-- Set exercise --
Exactly the lines from the start of the data below through the line that contains "(title) at (286,17)" are to be copied, with pictures left out.

-- Supplied information --
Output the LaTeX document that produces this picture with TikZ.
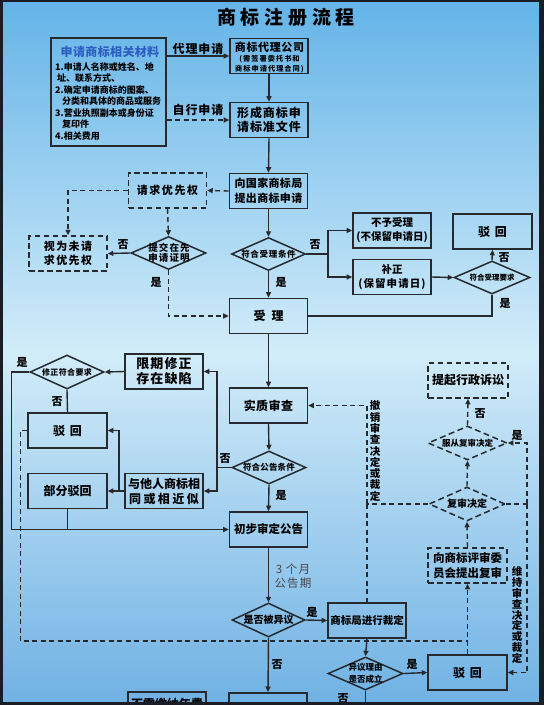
\documentclass[tikz,border=0pt]{standalone}
\usepackage{fontspec}
\setmainfont{Noto Sans CJK SC}
\usetikzlibrary{arrows.meta,shapes.geometric}
\definecolor{framec}{RGB}{26,30,36}
\definecolor{bgtop}{RGB}{100,180,232}
\definecolor{bgmid}{RGB}{210,236,249}
\definecolor{bgbot}{RGB}{112,178,228}
\definecolor{lnc}{RGB}{38,42,46}
\definecolor{mblue}{RGB}{45,95,195}
\definecolor{greytxt}{RGB}{70,72,76}
\newcommand\fsb[2]{\fontsize{#1}{#2}\selectfont}
\newcommand\lsp[1]{\addfontfeature{LetterSpace=#1}}
\tikzset{
  box/.style={draw=lnc, line width=1.6pt, minimum width=78pt, minimum height=35pt, inner sep=1pt, align=center, text=black, font=\bfseries\fsb{12}{15}},
  dbox/.style={box, line width=1.5pt, dash pattern=on 5.5pt off 3.5pt},
  dia/.style={diamond, draw=lnc, line width=1.5pt, inner sep=0pt, minimum width=75pt, minimum height=33pt},
  ddia/.style={dia, dash pattern=on 6pt off 3.5pt},
  dtxt/.style={inner sep=0pt, align=center, text=black, font=\bfseries\fsb{8.5}{10}},
  conn/.style={draw=lnc, line width=1.4pt},
  arr/.style={conn, -{Triangle[length=5.5pt,width=5pt]}},
  dconn/.style={conn, dash pattern=on 5pt off 3.5pt},
  darr/.style={arr, dash pattern=on 5pt off 3.5pt},
  lab/.style={inner sep=0pt, text=black, font=\bfseries\fsb{11}{12}},
}
\begin{document}
\begin{tikzpicture}[x=1pt,y=-1pt]
\useasboundingbox (0,0) rectangle (544,705);
\fill[framec] (0,0) rectangle (544,705);
\shade[top color=bgtop, bottom color=bgbot, middle color=bgmid] (2.5,2) rectangle (539,702);

% title
\node[inner sep=0pt, font=\bfseries\fsb{19}{20}\lsp{25}] (title) at (286,17) {商标注册流程};

% materials
\node[box, minimum width=115pt, minimum height=108pt] (mat) at (108.5,92) {};
\node[inner sep=0pt, text=mblue, font=\bfseries\fsb{12}{14}\lsp{3}] (mattitle) at (110,52) {申请商标相关材料};
\node[anchor=west, align=left, inner sep=0pt, text=black, font=\bfseries\fsb{9}{11.5}] (matlist) at (55,101.5)
 {1.申请人名称或姓名、地\\\hspace*{2pt}址、联系方式、\\2.确定申请商标的图案、\\\hspace*{7pt}分类和具体的商品或服务\\3.营业执照副本或身份证\\\hspace*{7pt}复印件\\4.相关费用};

% main column
\node[box] (agent) at (269,56) {};
\node[inner sep=0pt, font=\bfseries\fsb{11}{13}\lsp{6}] (agentt1) at (269.5,47) {商标代理公司};
\node[inner sep=0pt, align=center, font=\bfseries\fsb{7.2}{10}\lsp{14}] (agentt2) at (269.5,64.5) {(需签署委托书和\\商标申请代理合同)};
\node[box, font=\bfseries\fsb{12}{14}\lsp{8}] (form) at (269,120) {形成商标申\\请标准文件};
\node[box, font=\bfseries\fsb{11}{15}\lsp{3}] (submit) at (268.5,191) {向国家商标局\\提出商标申请};
\node[dbox, font=\bfseries\fsb{11}{14}\lsp{14}] (prio) at (167.5,190.5) {请求优先权};
\node[dbox, font=\bfseries\fsb{11}{14}\lsp{13}] (notprio) at (68,253.5) {视为未请\\求优先权};
\node[dia] (dproof) at (168.5,253) {};
\node[dtxt, font=\bfseries\fsb{9.5}{10}\lsp{12}] (dproott) at (169,253) {提交在先\\申请证明};
\node[dia, minimum width=74pt] (dacc) at (268.5,254) {};
\node[dtxt, font=\bfseries\fsb{8.5}{10}\lsp{8}] (dacct) at (268.5,254) {符合受理条件};
\node[box] (accept) at (268.5,316) {受\hspace{6pt}理};
\node[box, font=\bfseries\fsb{10.5}{14}] (reject1) at (392,230.5) {不予受理\\(不保留申请日)};
\node[box, font=\bfseries\fsb{10.5}{14}] (fix) at (392,277) {补正\\{\lsp{10}(保留申请日)}};
\node[dia, minimum width=76pt] (dreq) at (492,277.5) {};
\node[dtxt, font=\bfseries\fsb{7.5}{9}] (dreqt) at (492,277.5) {符合受理要求};
\node[box, minimum width=79pt] (bh1) at (492.5,231.5) {驳\hspace{5pt}回};
\node[box, font=\bfseries\fsb{12}{14}\lsp{4}] (exam) at (268.5,405.5) {实质审查};
\node[dia, minimum width=74pt] (dpub) at (269,467.5) {};
\node[dtxt, font=\bfseries\fsb{8.5}{10}\lsp{2}] (dpubt) at (269,467.5) {符合公告条件};
\node[box, font=\bfseries\fsb{13}{15}\lsp{8}] (limit) at (164,371.5) {限期修正\\存在缺陷};
\node[box, font=\bfseries\fsb{12}{15}] (similar) at (164,491) {与他人商标相\\{\lsp{20}同或相近似}};
\node[dia, minimum width=74pt, minimum height=34pt] (dfix) at (67,372) {};
\node[dtxt, font=\bfseries\fsb{8}{10}\lsp{5}] (dfixt) at (67,372) {修正符合要求};
\node[box, minimum width=79pt] (bh2) at (67.5,430.5) {驳\hspace{5pt}回};
\node[box, minimum width=79pt] (part) at (67.5,491) {部分驳回};
\node[box, font=\bfseries\fsb{11.5}{14}] (prelim) at (268.5,529.5) {初步审定公告};
\node[dia, minimum width=73pt, minimum height=34pt] (dopp) at (268.5,620) {};
\node[dtxt, font=\bfseries\fsb{10}{12}] (doppt) at (268.5,620) {是否被异议};
\node[box, font=\bfseries\fsb{10.5}{14}] (ruling) at (367,620.5) {商标局进行裁定};
\node[dia, minimum width=75pt] (dreason) at (365.5,673.5) {};
\node[dtxt, font=\bfseries\fsb{8.5}{12.5}] (dreasont) at (365.5,673.5) {异议理由\\是否成立};
\node[box, minimum width=79pt] (bh3) at (467.5,672.5) {驳\hspace{5pt}回};
\node[box, anchor=north] (boxb) at (268,692) {};
\node[box, anchor=north] (feebox) at (167,691) {};
\node[inner sep=0pt, font=\bfseries\fsb{12}{14}] (feet) at (167,703.5) {不需缴纳年费};

% review column
\node[dbox, minimum width=80pt, font=\bfseries\fsb{12}{14}] (suit) at (468,380.5) {提起行政诉讼};
\node[ddia, minimum width=79pt, minimum height=34pt] (dobey) at (467.5,443) {};
\node[dtxt, font=\bfseries\fsb{8.5}{10}] (dobeyt) at (467.5,443) {服从复审决定};
\node[ddia, minimum width=76pt, minimum height=34pt] (drev) at (467,504) {};
\node[dtxt, font=\bfseries\fsb{10}{12}] (drevt) at (467,504) {复审决定};
\node[dbox, minimum width=79pt, font=\bfseries\fsb{11.5}{15}] (review) at (467.5,565.5) {向商标评审委\\员会提出复审};

% coordinates
\coordinate (j1) at (328,254);
\coordinate (j2) at (217,467.5);
\coordinate (j3) at (119,491);
\coordinate (j4) at (467.5,641);
\coordinate (j5) at (367,504);
\coordinate (j6) at (527,504);

% connectors
\draw[arr] (mat.east |- agent.west) -- (agent.west);
\draw[darr] (mat.east |- form.west) -- (form.west);
\draw[arr] (agent.south) -- (form.north);
\draw[arr] (form.south) -- (submit.north);
\draw[darr] (submit.west) -- (prio.east);
\draw[darr] (prio.west) -| (notprio.north);
\draw[darr] (prio.south) -- (dproof.north);
\draw[arr] (dproof.west) -- (notprio.east);
\draw[darr] (dproof.south) |- (accept.west);
\draw[arr] (submit.south) -- (dacc.north);
\draw[arr] (dacc.south) -- (accept.north);
\draw[conn] (dacc.east) -- (j1);
\draw[arr] (j1) |- (reject1.west);
\draw[arr] (j1) |- (fix.west);
\draw[arr] (fix.east) -- (dreq.west);
\draw[arr] (dreq.north) -- (bh1.south);
\draw[conn] (dreq.south) |- (accept.east);
\draw[arr] (accept.south) -- (exam.north);
\draw[arr] (exam.south) -- (dpub.north);
\draw[conn] (dpub.west) -- (j2);
\draw[arr] (j2) |- (limit.east);
\draw[arr] (j2) |- (similar.east);
\draw[arr] (limit.west) -- (dfix.east);
\draw[arr] (dfix.west) -- ++(-18,0) |- (prelim.west);
\draw[conn] (dfix.south) -- (bh2.north);
\draw[arr] (similar.west) -- (part.east);
\draw[arr] (j3) |- (bh2.east);
\draw[conn] (part.south) -- (part.south |- prelim.west);
\draw[arr] (dpub.south) -- (prelim.north);
\draw[arr] (prelim.south) -- (dopp.north);
\draw[arr] (dopp.east) -- (ruling.west);
\draw[arr] (dopp.south) -- (boxb.north);
\draw[arr] (ruling.south) -- (dreason.north);
\draw[arr] (dreason.east) -- (bh3.west);
\draw[conn] (dreason.south) -- ++(0,20);
\draw[dconn] (bh2.west) -- ++(-7,0) |- (j4);
\draw[darr] (bh3.north) -- (review.south);
\draw[darr] (review.north) -- (drev.south);
\draw[darr] (drev.north) -- (dobey.south);
\draw[darr] (dobey.north) -- (suit.south);
\draw[dconn] (drev.west) -- (j5);
\draw[darr] (j5) |- (exam.east);
\draw[dconn] (j5) -- (ruling.north);
\draw[dconn] (drev.east) -- (j6);
\draw[darr] (j6) |- (dobey.east);
\draw[darr] (j6) |- (bh3.east);

% labels
\node[lab, font=\bfseries\fsb{12}{14}\lsp{8}] (l1) at (198,49) {代理申请};
\node[lab, font=\bfseries\fsb{12}{14}\lsp{8}] (l2) at (198,110) {自行申请};
\node[lab] (l3) at (123,245) {否};
\node[lab] (l4) at (156,282) {是};
\node[lab] (l5) at (281,282) {是};
\node[lab] (l6) at (315,245) {否};
\node[lab] (l7) at (504,258) {否};
\node[lab] (l8) at (505,303) {是};
\node[lab] (l9) at (225,459) {否};
\node[lab] (l10) at (281,495) {是};
\node[lab] (l11) at (22,362) {是};
\node[lab] (l12) at (57,402) {否};
\node[inner sep=0pt, align=center, text=greytxt, font=\fsb{11.5}{14}\lsp{10}] (l13) at (293,576) {3 个月\\公告期};
\node[lab] (l14) at (312,612) {是};
\node[lab] (l15) at (277,665) {否};
\node[lab] (l16) at (412,664) {是};
\node[lab] (l17) at (343,699) {否};
\node[lab] (l18) at (480,414) {否};
\node[lab] (l19) at (517,435) {是};
\node[lab, align=center, font=\bfseries\fsb{10.5}{11.3}] (l20) at (375,451) {撤\\销\\审\\查\\决\\定\\或\\裁\\定};
\node[lab, align=center, font=\bfseries\fsb{10.5}{10.8}] (l21) at (517,615) {维\\持\\审\\查\\决\\定\\或\\裁\\定};

% frame overlay
\fill[framec] (0,702) rectangle (544,705);
\fill[framec] (539,0) rectangle (544,705);
\fill[framec] (0,0) rectangle (544,2);
\fill[framec] (0,0) rectangle (2.5,705);
\end{tikzpicture}
\end{document}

-- Response --
Output the LaTeX document that produces this picture with TikZ.
\documentclass[tikz,border=0pt]{standalone}
\usepackage{fontspec}
\setmainfont{Noto Sans CJK SC}
\usetikzlibrary{arrows.meta,shapes.geometric}
\definecolor{framec}{RGB}{26,30,36}
\definecolor{bgtop}{RGB}{100,180,232}
\definecolor{bgmid}{RGB}{210,236,249}
\definecolor{bgbot}{RGB}{112,178,228}
\definecolor{lnc}{RGB}{38,42,46}
\definecolor{mblue}{RGB}{45,95,195}
\definecolor{greytxt}{RGB}{70,72,76}
\newcommand\fsb[2]{\fontsize{#1}{#2}\selectfont}
\newcommand\lsp[1]{\addfontfeature{LetterSpace=#1}}
\tikzset{
  box/.style={draw=lnc, line width=1.6pt, minimum width=78pt, minimum height=35pt, inner sep=1pt, align=center, text=black, font=\bfseries\fsb{12}{15}},
  dbox/.style={box, line width=1.5pt, dash pattern=on 5.5pt off 3.5pt},
  dia/.style={diamond, draw=lnc, line width=1.5pt, inner sep=0pt, minimum width=75pt, minimum height=33pt},
  ddia/.style={dia, dash pattern=on 6pt off 3.5pt},
  dtxt/.style={inner sep=0pt, align=center, text=black, font=\bfseries\fsb{8.5}{10}},
  conn/.style={draw=lnc, line width=1.4pt},
  arr/.style={conn, -{Triangle[length=5.5pt,width=5pt]}},
  dconn/.style={conn, dash pattern=on 5pt off 3.5pt},
  darr/.style={arr, dash pattern=on 5pt off 3.5pt},
  lab/.style={inner sep=0pt, text=black, font=\bfseries\fsb{11}{12}},
}
\begin{document}
\begin{tikzpicture}[x=1pt,y=-1pt]
\useasboundingbox (0,0) rectangle (544,705);
\fill[framec] (0,0) rectangle (544,705);
\shade[top color=bgtop, bottom color=bgbot, middle color=bgmid] (2.5,2) rectangle (539,702);

% title
\node[inner sep=0pt, font=\bfseries\fsb{19}{20}\lsp{25}] (title) at (286,17) {商标注册流程};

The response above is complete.